Yes..........I had TN and ON although I didn't know it at the time. I thought I had some serious tooth infections and I begged my Dentist to pull some of my teeth because the pain was so bad. After pulling a couple of teeth at different times my Dentist told me he would not be pulling anymore no matter how much I begged because the teeth that he did pull did not look bad at all. It was then that he mentioned that I may have TN. This pain eventually went away. (Thank God). This type of nerve pain is horrid. It also affected one of my ears.
It is my opinion now that it was internal shingles and that TN is a result of that. Of course you can't see a rash with internal shingles but shingles causes some of the worst nerve pain ever.
I'm currently watching a YouTube video (link below) on oral focal infections, and natural ways to treat them. At about the 19:00 min. mark (where the video starts), he says he believes 95% of trigeminal neuralgia stems from a tooth extraction gone bad.

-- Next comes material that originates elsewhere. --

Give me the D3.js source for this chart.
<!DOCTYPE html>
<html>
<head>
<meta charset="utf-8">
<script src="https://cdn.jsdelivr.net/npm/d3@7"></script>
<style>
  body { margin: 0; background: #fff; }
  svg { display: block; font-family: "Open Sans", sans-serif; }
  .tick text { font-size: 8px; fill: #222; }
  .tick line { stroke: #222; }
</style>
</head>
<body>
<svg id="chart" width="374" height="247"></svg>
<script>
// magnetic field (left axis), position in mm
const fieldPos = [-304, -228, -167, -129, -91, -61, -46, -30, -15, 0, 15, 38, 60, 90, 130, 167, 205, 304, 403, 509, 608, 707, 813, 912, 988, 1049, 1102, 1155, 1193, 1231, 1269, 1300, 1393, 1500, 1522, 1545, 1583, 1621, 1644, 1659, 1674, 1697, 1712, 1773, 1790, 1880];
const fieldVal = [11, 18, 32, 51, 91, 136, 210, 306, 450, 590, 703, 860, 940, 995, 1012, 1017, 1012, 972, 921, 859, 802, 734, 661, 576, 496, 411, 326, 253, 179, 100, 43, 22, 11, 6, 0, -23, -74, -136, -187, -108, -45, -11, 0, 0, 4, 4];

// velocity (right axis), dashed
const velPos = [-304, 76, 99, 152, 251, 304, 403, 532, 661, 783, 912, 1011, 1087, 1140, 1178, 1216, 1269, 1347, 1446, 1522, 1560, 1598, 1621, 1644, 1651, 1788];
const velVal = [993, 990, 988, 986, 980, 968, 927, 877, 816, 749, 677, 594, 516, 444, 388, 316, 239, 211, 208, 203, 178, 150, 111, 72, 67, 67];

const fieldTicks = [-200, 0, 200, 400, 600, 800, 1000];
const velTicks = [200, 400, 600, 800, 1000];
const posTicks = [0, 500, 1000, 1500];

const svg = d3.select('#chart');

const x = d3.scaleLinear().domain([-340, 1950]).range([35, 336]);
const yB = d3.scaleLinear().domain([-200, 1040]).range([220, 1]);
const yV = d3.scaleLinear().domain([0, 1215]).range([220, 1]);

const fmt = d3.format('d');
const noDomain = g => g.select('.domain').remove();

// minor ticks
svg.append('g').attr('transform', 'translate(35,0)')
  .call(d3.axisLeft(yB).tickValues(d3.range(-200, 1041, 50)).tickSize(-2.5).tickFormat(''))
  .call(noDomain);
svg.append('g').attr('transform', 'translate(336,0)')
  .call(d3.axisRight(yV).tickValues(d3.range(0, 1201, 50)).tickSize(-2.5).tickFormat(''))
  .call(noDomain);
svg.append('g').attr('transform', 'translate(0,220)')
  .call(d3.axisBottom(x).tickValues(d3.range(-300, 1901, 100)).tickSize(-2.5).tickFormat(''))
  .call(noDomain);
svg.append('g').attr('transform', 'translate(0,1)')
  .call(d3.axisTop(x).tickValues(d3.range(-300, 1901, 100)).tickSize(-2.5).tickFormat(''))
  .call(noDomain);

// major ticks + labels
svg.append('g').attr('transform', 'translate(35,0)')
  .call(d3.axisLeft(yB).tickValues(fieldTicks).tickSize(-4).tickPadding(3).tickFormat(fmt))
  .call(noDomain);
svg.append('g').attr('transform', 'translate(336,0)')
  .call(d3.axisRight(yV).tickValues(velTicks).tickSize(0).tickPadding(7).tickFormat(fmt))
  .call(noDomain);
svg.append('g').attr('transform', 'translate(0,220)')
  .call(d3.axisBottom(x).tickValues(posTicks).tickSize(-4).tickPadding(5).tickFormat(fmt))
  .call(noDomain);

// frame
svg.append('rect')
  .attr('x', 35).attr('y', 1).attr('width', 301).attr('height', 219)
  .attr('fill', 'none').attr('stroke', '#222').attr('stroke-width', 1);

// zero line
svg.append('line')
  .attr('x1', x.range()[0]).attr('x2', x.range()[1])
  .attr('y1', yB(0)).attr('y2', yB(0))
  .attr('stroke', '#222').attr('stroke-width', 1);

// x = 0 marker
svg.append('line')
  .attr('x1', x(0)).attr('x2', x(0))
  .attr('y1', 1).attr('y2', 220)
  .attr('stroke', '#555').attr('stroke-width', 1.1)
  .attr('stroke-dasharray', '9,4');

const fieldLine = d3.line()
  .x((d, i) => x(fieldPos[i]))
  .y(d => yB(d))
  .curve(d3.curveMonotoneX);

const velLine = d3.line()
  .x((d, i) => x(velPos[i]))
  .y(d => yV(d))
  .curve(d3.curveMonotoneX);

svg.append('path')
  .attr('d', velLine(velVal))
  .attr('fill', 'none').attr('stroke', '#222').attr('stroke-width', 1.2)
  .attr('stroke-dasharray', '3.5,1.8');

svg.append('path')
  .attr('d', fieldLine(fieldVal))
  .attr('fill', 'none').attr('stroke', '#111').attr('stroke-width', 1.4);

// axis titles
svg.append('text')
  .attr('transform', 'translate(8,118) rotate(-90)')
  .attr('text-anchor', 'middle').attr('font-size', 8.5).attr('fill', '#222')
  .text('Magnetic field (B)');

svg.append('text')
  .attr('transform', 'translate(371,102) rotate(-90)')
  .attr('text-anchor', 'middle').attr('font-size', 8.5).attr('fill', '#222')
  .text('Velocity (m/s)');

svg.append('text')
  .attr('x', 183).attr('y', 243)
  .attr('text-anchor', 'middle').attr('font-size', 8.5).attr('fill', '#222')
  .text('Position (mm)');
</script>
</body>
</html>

I thought that was so astounding, I immediately did a search on PR with trigeminal in the title and found this thread. There are obviously other reasons a person can get TN such as an accident, or a viral infection. But it seems to me that oral infections are quite likely often the causative factor.
Dr. Nunnally also mentions other health issues caused by oral infections, including chronic fatigue. If somebody has both chronic fatigue and TN, then it seems worth considering they could both have the same cause, and that it could be coming from an oral infection.
When TN is caused by a cavitation site, it appears (as I recall) to almost always be from an old wisdom tooth extraction site. So the TN pain doesn't necessarily need to be adjacent to the teeth closest to it.